News/Approfondimenti > 14 novembre 2009

Dolomiti Unesco Recuperare lentezza per un turismo soft

Il futuro delle Dolomiti, patrimonio dell’umanità, è ad andamento lento. Al bando il turismo di massa e le seconde case. Ben venga, invece, un sistema di metropolitane. Un cambio epocale, una suggestione che Giuseppe Scaglione, docente di progettazione urbana alla facoltà di ingegneria dell’università di Trento, lancia al seminario sulle “Dolomiti, paesaggio e vivibilità in un bene Unesco” promosso dalla Provincia e svoltosi ieri in sala Depero.

L’architetto mette sul piatto dati concreti.
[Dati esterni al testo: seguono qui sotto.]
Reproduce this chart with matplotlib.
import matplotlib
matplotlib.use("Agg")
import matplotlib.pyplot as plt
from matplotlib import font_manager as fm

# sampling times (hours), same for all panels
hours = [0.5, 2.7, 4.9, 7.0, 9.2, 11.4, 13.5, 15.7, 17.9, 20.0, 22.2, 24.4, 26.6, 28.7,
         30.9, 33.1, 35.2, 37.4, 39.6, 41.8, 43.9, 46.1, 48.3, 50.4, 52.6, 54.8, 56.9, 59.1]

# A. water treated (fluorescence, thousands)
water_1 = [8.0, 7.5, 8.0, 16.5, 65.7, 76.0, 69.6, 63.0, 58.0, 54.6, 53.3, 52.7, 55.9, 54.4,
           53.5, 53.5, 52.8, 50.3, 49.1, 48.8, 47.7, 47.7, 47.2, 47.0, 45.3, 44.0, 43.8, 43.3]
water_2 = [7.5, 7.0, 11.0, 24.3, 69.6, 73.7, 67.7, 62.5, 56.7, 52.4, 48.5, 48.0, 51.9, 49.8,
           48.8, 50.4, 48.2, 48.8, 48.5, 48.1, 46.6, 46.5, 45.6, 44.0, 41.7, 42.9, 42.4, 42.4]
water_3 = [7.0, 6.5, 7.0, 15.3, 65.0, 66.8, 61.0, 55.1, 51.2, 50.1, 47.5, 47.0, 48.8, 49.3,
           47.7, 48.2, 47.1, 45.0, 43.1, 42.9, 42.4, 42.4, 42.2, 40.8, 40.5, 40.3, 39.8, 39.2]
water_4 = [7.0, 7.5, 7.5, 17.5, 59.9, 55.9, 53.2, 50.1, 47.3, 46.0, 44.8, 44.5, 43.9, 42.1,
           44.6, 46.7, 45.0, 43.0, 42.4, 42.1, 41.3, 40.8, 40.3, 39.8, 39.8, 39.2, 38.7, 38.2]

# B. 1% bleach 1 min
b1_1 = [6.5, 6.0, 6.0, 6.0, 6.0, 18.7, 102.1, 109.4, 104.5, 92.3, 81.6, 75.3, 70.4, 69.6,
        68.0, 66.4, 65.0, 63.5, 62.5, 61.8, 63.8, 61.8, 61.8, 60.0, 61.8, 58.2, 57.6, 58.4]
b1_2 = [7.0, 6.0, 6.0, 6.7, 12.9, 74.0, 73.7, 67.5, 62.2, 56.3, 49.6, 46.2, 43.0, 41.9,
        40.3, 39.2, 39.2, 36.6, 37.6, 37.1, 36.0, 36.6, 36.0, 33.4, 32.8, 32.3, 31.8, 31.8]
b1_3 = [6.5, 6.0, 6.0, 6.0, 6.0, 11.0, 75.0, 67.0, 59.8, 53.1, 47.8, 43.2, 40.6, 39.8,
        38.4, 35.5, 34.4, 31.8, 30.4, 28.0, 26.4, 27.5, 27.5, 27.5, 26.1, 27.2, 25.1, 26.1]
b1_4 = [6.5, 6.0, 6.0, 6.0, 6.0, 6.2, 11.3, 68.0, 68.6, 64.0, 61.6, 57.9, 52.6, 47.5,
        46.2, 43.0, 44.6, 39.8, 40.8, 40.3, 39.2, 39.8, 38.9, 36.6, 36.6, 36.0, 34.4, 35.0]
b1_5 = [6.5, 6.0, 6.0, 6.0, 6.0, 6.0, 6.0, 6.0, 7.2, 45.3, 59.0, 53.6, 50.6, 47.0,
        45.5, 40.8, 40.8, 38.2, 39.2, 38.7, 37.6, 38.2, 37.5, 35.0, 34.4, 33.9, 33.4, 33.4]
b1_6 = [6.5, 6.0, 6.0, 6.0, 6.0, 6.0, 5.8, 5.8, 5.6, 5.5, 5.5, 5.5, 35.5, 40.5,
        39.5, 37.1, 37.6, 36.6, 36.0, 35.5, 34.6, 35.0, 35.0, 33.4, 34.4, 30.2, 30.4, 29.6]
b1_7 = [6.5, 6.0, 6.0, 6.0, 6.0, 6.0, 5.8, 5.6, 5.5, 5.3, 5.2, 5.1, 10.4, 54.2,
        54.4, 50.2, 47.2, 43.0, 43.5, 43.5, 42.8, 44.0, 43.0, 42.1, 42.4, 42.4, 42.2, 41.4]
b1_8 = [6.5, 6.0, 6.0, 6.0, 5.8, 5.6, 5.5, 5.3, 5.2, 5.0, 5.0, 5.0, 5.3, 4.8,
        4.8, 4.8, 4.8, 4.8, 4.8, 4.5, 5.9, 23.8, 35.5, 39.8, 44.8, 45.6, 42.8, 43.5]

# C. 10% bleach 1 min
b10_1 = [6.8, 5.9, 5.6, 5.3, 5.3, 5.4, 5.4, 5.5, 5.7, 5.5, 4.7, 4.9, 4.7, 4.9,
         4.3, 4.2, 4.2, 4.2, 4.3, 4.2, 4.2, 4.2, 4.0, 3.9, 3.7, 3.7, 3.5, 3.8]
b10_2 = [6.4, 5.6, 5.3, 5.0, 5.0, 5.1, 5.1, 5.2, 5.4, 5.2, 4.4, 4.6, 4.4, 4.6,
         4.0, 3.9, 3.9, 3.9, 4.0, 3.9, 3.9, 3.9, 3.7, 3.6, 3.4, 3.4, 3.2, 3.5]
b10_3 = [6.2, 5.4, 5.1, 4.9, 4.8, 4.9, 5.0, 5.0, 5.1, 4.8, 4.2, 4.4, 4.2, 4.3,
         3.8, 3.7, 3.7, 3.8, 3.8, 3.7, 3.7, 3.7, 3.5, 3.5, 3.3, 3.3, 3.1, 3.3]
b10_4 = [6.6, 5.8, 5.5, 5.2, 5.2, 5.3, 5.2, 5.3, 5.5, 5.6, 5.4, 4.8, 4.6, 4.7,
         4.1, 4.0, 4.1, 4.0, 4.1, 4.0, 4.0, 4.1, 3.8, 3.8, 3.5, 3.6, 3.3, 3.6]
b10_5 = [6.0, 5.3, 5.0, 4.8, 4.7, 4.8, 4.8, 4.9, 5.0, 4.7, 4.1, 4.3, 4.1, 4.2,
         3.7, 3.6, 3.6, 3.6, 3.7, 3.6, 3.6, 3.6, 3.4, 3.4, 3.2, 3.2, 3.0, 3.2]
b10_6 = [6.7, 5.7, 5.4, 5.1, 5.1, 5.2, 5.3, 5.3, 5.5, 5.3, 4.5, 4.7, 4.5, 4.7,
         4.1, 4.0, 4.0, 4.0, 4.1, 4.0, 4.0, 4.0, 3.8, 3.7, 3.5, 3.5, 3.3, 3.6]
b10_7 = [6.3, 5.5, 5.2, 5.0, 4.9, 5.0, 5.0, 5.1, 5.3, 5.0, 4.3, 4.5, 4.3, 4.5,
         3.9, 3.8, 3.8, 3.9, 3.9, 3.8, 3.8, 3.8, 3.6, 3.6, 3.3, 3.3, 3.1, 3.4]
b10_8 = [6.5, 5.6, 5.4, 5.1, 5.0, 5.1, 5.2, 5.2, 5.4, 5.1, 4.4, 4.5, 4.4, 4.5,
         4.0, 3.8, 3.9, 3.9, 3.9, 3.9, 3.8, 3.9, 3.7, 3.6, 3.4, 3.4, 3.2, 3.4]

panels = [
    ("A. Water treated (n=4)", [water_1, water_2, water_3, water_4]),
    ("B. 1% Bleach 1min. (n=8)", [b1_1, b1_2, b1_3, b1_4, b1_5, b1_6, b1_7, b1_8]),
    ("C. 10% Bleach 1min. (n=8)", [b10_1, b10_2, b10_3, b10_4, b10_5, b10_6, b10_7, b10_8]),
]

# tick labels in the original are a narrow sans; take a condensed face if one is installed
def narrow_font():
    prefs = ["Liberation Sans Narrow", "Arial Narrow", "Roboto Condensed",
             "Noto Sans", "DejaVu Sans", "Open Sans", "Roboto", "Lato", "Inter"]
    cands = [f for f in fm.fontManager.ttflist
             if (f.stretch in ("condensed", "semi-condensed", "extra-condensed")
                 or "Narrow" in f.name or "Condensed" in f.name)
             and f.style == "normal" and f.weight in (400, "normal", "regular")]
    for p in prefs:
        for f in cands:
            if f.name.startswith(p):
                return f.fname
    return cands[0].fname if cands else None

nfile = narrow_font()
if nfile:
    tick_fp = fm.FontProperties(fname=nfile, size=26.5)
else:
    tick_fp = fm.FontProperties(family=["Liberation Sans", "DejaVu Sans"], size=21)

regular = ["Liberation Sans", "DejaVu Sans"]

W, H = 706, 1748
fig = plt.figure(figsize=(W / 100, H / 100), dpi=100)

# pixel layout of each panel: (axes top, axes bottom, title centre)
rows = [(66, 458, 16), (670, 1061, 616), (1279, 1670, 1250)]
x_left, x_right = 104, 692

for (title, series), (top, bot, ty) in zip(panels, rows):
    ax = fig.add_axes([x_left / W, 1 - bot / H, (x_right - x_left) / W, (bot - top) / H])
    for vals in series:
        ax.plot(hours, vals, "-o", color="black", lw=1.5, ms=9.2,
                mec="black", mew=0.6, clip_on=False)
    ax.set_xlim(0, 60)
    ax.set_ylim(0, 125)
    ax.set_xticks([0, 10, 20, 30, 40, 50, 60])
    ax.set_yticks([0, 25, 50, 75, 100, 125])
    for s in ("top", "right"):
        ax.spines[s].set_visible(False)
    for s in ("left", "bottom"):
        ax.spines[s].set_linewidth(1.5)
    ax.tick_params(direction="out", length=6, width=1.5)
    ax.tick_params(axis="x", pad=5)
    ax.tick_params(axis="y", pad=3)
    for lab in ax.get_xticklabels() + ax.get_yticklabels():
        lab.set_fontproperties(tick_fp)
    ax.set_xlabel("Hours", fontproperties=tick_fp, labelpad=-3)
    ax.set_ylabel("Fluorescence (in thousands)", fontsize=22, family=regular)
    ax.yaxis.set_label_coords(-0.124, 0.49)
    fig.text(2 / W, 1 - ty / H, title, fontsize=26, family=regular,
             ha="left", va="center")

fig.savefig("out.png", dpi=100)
Le Dolomiti sono «tagliate» da un corridoio, quello del Brennero, lungo il quale passa il 40% delle merci nazionali che scarica il 21% dell’anidride carbonica emessa nell’arco alpino. Da brivido. E il conferimento del riconoscimento internazionale che coinvolge cinque province può essere l’occasione per un cambio di passo. «E’ ora di finirla - afferma il docente - con l’assalto a Fort Apache, con l’accerchiamento del modello urbano ai Monti pallidi. Il che non vuol dire - prosegue - non costruire più ma, piuttosto, dirigere le energie verso un modello di turismo slow, lento, teso all’agriturismo e alla ricettività diffusa, al recupero dell’esistente, alla qualità architettonica, all’attenzione al paesaggio come forte ancoraggio alla realtà dei luoghi, in opposizione alla moda dei grandi resort». 
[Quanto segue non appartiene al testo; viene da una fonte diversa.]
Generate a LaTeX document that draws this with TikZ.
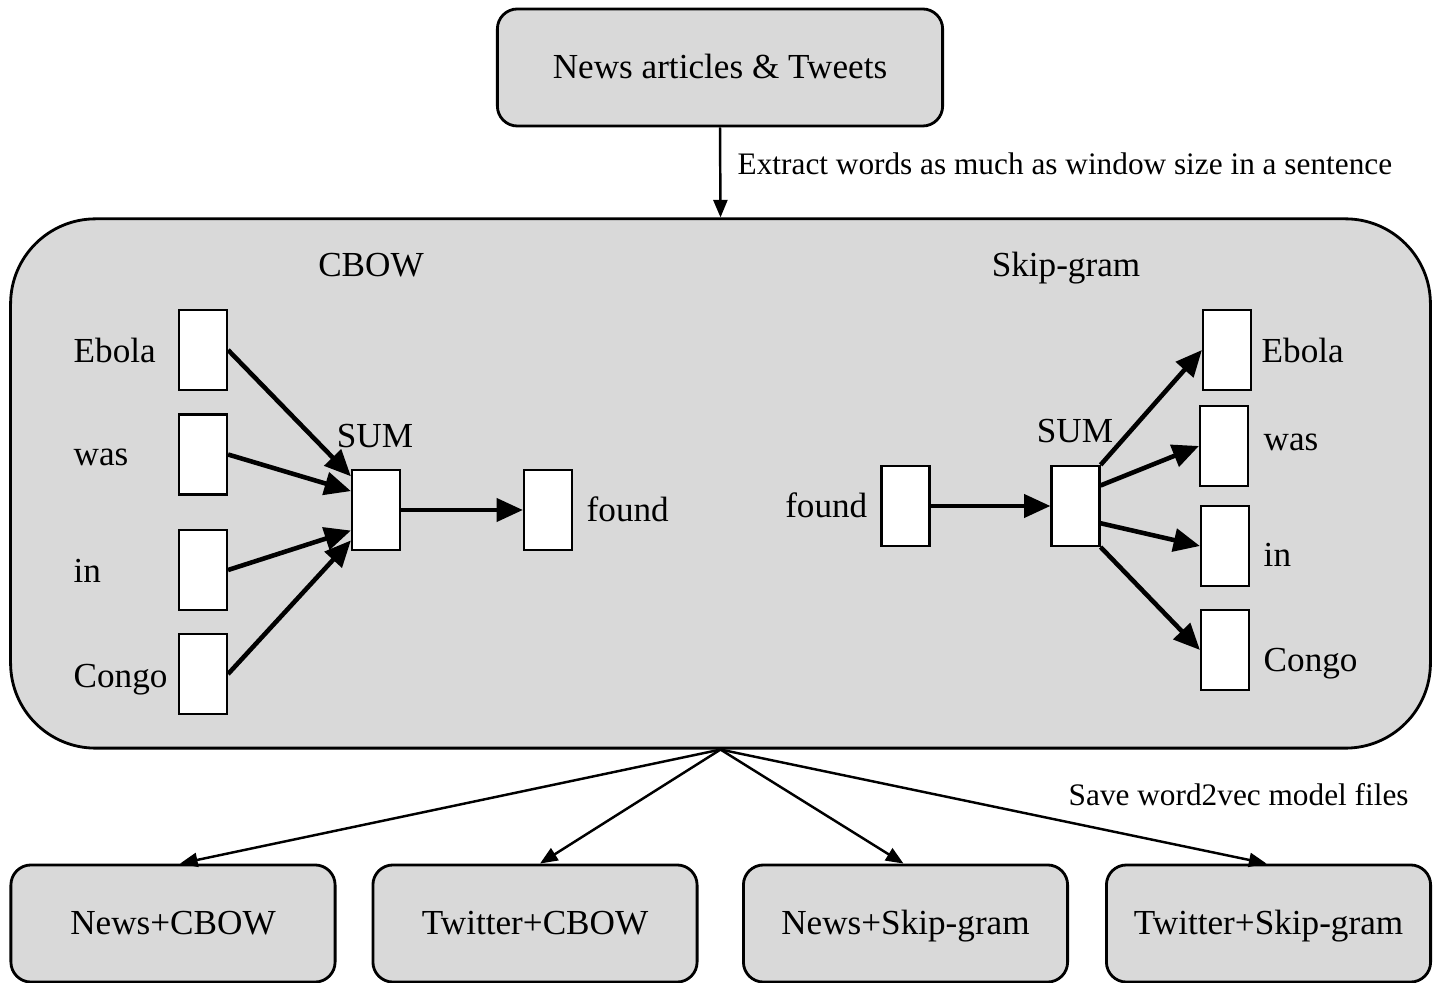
\documentclass[tikz,border=0pt]{standalone}
\usepackage{fontspec}
\setmainfont{Liberation Serif}
\usetikzlibrary{arrows.meta,calc}
\definecolor{boxgray}{RGB}{217,217,217}
\begin{document}
\begin{tikzpicture}[x=0.01cm,y=-0.01cm,
  panel/.style={draw=black,line width=0.8pt,fill=boxgray,rounded corners=0.2cm,inner sep=0pt,font=\fontsize{10}{12}\selectfont,text height=8pt,text depth=2pt},
  vec/.style={draw=black,line width=0.6pt,fill=white,minimum width=0.48cm,minimum height=0.8cm,inner sep=0pt},
  lbl/.style={font=\fontsize{10}{12}\selectfont,inner sep=0pt,text height=8pt,text depth=2pt},
  small/.style={font=\fontsize{8.9}{11}\selectfont,inner sep=0pt,text height=7pt,text depth=2pt},
  thinarrow/.style={line width=0.7pt,-{Triangle[length=5pt,width=4pt]}},
  thickarrow/.style={line width=1.3pt,-{Triangle[length=7.5pt,width=6.5pt]}}]
\useasboundingbox (0,0) rectangle (1437,983);
% source
\node[panel,minimum width=4.45cm,minimum height=1.17cm] (src) at (720,67.5) {News articles \& Tweets};
% big model box
\node[panel,rounded corners=0.85cm,minimum width=14.19cm,minimum height=5.29cm] (model) at (720.5,483.5) {};
\draw[thinarrow] (src.south) -- (model.north);
\node[small,anchor=west] (extract) at (737,166) {Extract words as much as window size in a sentence};
% titles
\node[lbl] (cbow) at (371,266) {CBOW};
\node[lbl] (skip) at (1066,266) {Skip-gram};
% CBOW
\node[vec] (ce) at (203,350) {};
\node[vec] (cw) at (203,454.5) {};
\node[vec] (ci) at (203,570) {};
\node[vec] (cc) at (203,674) {};
\node[vec] (cs) at (376,510) {};
\node[vec] (cf) at (548,510) {};
\node[lbl,anchor=west] (tce) at (73,352) {Ebola};
\node[lbl,anchor=west] (tcw) at (73,455) {was};
\node[lbl,anchor=west] (tci) at (73,572) {in};
\node[lbl,anchor=west] (tcc) at (73,677) {Congo};
\node[lbl] (tcs) at (375,437) {SUM};
\node[lbl,anchor=west] (tcf) at (586,511) {found};
\draw[thickarrow] (ce.east) -- ($(cs.north west)!0.09!(cs.south west)$);
\draw[thickarrow] (cw.east) -- ($(cs.north west)!0.27!(cs.south west)$);
\draw[thickarrow] (ci.east) -- ($(cs.north west)!0.75!(cs.south west)$);
\draw[thickarrow] (cc.east) -- ($(cs.north west)!0.87!(cs.south west)$);
\draw[thickarrow] (cs.east) -- (cf.west);
% Skip-gram
\node[vec] (sf) at (905.5,506) {};
\node[vec] (ss) at (1075.5,506) {};
\node[vec] (se) at (1227,350) {};
\node[vec] (sw) at (1224,446) {};
\node[vec] (si) at (1225,546) {};
\node[vec] (sc) at (1225,650) {};
\node[lbl,anchor=east] (tsf) at (868,507) {found};
\node[lbl] (tss) at (1075,432) {SUM};
\node[lbl,anchor=west] (tse) at (1261,352) {Ebola};
\node[lbl,anchor=west] (tsw) at (1263,440) {was};
\node[lbl,anchor=west] (tsi) at (1263,556) {in};
\node[lbl,anchor=west] (tsc) at (1263,661) {Congo};
\draw[thickarrow] (sf.east) -- (ss.west);
\draw[thickarrow] (ss.north east) -- (se.west);
\draw[thickarrow] ($(ss.north east)!0.25!(ss.south east)$) -- (sw.west);
\draw[thickarrow] ($(ss.north east)!0.71!(ss.south east)$) -- (si.west);
\draw[thickarrow] (ss.south east) -- (sc.west);
% outputs
\node[panel,minimum width=3.24cm,minimum height=1.17cm] (o1) at (173,923.5) {News+CBOW};
\node[panel,minimum width=3.24cm,minimum height=1.17cm] (o2) at (535,923.5) {Twitter+CBOW};
\node[panel,minimum width=3.24cm,minimum height=1.17cm] (o3) at (905.5,923.5) {News+Skip-gram};
\node[panel,minimum width=3.24cm,minimum height=1.17cm] (o4) at (1268.5,923.5) {Twitter+Skip-gram};
\draw[thinarrow] (model.south) -- ([xshift=0.07cm]o1.north);
\draw[thinarrow] (model.south) -- ([xshift=0.05cm]o2.north);
\draw[thinarrow] (model.south) -- ([xshift=-0.02cm]o3.north);
\draw[thinarrow] (model.south) -- ([xshift=-0.02cm]o4.north);
\node[small,anchor=west] (save) at (1068,797) {Save word2vec model files};
\end{tikzpicture}
\end{document}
E come per le Dolomiti vale anche per tutto l’arco alpino. Perché, e sono sempre i dati che parlano a sufficienza, ogni anno sulle Alpi si ammassano 60 milioni di presenze, quattro volte di più della popolazione permanente, le seconde e terze case sono 590 mila, vuote per la maggior parte dell’anno. Nell’occhio del ciclone, in quanto esempi negativi, il paventato Grand hotel Marmolada welness sotto malga Ciapela nelle Dolomiti bellunesi (90 mila metri cubi, 100 appartamenti, 54 chalet, 248 stanze) ma altri casi riguardano il Trentino, l’ampliamento degli impianti sciistici, la distruzione della splendida val Giumela, l’orribile turismo low cost.
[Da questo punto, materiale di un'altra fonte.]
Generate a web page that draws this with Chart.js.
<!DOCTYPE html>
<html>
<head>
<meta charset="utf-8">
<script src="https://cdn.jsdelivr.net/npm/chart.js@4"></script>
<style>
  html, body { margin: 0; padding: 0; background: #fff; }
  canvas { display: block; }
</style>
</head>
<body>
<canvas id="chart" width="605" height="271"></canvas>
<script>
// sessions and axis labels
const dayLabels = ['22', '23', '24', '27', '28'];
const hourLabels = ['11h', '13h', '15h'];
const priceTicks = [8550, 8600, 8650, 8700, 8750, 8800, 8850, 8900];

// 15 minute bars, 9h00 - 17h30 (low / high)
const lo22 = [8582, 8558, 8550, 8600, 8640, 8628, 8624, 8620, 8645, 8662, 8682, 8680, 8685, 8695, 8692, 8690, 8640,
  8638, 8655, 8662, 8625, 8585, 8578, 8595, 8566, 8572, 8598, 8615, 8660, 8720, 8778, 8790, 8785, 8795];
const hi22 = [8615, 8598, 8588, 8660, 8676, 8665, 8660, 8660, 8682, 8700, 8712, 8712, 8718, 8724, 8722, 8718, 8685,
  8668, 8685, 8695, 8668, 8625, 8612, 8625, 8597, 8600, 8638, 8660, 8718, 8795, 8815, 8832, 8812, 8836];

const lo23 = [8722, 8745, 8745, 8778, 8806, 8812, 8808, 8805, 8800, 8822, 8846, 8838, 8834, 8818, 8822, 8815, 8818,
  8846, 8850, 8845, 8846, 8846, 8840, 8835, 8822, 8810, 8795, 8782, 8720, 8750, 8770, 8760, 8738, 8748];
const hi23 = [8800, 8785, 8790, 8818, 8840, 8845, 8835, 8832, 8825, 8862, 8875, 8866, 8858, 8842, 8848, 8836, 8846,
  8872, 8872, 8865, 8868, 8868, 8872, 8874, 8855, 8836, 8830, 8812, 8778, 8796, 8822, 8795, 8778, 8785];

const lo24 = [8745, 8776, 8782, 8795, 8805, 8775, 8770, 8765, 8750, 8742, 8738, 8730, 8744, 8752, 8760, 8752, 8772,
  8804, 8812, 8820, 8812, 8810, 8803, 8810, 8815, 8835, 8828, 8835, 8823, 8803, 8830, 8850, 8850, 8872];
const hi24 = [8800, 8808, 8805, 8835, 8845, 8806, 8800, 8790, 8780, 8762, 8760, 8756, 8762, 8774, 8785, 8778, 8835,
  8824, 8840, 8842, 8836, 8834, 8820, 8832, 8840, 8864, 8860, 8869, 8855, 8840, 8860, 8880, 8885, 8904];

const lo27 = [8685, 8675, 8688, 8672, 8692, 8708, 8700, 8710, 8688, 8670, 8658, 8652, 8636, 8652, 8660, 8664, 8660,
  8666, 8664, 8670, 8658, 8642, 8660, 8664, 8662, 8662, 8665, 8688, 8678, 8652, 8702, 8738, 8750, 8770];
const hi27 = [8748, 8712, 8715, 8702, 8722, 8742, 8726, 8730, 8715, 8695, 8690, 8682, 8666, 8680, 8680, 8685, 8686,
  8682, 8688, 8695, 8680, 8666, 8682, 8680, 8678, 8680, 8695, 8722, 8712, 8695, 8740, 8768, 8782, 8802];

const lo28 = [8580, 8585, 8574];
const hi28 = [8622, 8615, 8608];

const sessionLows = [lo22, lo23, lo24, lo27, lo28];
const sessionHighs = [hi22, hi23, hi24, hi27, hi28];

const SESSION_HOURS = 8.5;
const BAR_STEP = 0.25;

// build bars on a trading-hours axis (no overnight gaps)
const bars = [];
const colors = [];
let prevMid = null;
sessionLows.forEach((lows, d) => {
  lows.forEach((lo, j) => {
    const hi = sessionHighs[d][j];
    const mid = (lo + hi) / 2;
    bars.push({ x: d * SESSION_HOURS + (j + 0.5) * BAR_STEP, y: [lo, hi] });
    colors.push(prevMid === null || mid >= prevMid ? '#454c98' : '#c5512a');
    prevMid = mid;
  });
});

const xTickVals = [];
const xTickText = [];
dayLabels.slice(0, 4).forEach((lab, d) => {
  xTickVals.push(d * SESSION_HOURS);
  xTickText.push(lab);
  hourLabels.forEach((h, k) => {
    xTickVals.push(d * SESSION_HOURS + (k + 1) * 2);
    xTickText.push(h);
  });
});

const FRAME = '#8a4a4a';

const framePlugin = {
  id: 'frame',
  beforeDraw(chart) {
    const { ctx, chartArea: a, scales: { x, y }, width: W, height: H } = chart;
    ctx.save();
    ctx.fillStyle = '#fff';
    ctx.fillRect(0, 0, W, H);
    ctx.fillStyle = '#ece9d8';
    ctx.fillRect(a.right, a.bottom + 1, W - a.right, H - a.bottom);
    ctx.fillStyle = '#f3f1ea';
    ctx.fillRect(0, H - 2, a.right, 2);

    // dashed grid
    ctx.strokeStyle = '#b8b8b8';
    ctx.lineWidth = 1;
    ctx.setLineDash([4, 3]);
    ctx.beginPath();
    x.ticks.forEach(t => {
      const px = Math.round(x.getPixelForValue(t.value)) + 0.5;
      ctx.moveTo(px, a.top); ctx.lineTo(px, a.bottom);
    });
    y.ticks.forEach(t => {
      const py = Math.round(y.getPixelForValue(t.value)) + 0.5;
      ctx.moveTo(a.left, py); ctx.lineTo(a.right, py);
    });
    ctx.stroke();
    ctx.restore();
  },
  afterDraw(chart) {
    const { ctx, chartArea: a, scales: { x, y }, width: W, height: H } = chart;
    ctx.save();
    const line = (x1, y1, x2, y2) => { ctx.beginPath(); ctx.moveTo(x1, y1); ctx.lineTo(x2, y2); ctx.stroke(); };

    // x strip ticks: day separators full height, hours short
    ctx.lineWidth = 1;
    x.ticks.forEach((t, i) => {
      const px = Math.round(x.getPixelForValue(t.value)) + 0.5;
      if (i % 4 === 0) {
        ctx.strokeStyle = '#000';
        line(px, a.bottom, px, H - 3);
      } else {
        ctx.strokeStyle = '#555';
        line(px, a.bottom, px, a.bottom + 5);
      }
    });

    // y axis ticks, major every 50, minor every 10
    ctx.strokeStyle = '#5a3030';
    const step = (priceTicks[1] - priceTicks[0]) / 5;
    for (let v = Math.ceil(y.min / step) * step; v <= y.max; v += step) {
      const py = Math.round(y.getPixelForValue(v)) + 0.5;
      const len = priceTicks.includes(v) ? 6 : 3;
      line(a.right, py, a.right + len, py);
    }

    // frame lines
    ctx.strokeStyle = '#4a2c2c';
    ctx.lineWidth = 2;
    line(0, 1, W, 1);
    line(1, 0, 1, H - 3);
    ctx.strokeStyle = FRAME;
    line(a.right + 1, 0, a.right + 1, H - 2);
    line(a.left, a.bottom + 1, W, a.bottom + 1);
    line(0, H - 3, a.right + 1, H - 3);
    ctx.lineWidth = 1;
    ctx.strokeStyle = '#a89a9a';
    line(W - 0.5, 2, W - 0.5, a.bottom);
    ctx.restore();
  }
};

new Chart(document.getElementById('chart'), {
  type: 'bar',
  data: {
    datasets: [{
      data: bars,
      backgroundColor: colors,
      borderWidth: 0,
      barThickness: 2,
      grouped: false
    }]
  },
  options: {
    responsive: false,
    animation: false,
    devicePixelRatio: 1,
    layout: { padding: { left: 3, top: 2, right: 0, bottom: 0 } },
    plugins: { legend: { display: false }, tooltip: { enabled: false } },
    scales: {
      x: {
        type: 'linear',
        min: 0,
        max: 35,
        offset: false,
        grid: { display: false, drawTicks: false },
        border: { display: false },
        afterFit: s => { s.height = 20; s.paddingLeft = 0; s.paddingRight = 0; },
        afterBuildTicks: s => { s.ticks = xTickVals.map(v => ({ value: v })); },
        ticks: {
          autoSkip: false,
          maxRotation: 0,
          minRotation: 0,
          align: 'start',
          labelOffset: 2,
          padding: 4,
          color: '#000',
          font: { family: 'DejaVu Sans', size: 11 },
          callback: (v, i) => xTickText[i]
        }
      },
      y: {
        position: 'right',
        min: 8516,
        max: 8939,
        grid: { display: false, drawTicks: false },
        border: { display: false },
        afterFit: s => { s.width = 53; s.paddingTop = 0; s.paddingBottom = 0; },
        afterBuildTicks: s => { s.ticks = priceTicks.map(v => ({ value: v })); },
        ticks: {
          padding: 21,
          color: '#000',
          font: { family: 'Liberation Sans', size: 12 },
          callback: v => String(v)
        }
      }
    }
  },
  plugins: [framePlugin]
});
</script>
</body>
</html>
In precedenza, l’assessore provinciale all’urbanistica Mauro Gilmozzi aveva parlato di un lavoro «in rete» che riguardi, nella gestione del patrimonio mondiale dell’umanità, tutte e cinque le province coinvolte: Trento, Bolzano, Belluno, Udine, Pordenone. Ha anche sottolineato «l’importanza della centralità del paesaggio come identità di un territorio», ha sostenuto la necessità di fermare «un modello di tipo metropolitano sbagliato». Quasi un’autocritica, la sua, la volontà di imprimere un “balzo in avanti” sotto l’egida dell’Unesco.

Che però ha bisogno, questo è parso uno degli spunti forti emersi dal seminario, di una formazione e di un’educazione costanti per deterninare un cambio di mentalità diffusa, in primis orientata alle nascenti Comunità di valle. E la Provincia, per questo, si affida alla neonata Scuola per il governo del territorio e del paesaggio (Step), costola della Trentino school of management.

Il responsabile Ugo Morelli ha detto che è in corso la formazione dei “facilitatori”, e poi toccherà agli esperti del paesaggio, architetti e ingegneri su tutti.  «Perché il paesaggio - ha affermato - diventi la cifra dell’identità, affinché tutti si assumano la capacità di viverlo insieme alla natura e non contro».

Per contrastare anche gli appetiti speculativi che sono sempre dietro l’angolo e che diverse volte hanno prevalso, si può aggiungere. «Senza conoscenza, formazione e cultura - ha concluso Massimo Venturi Ferriolo del Politecnico di Milano - non c’è governo del territorio». Se tutte le parole di ieri troveranno concretezza, come richiesto a più voci, sarà il prossimo futuro a dinostrarlo, o meno.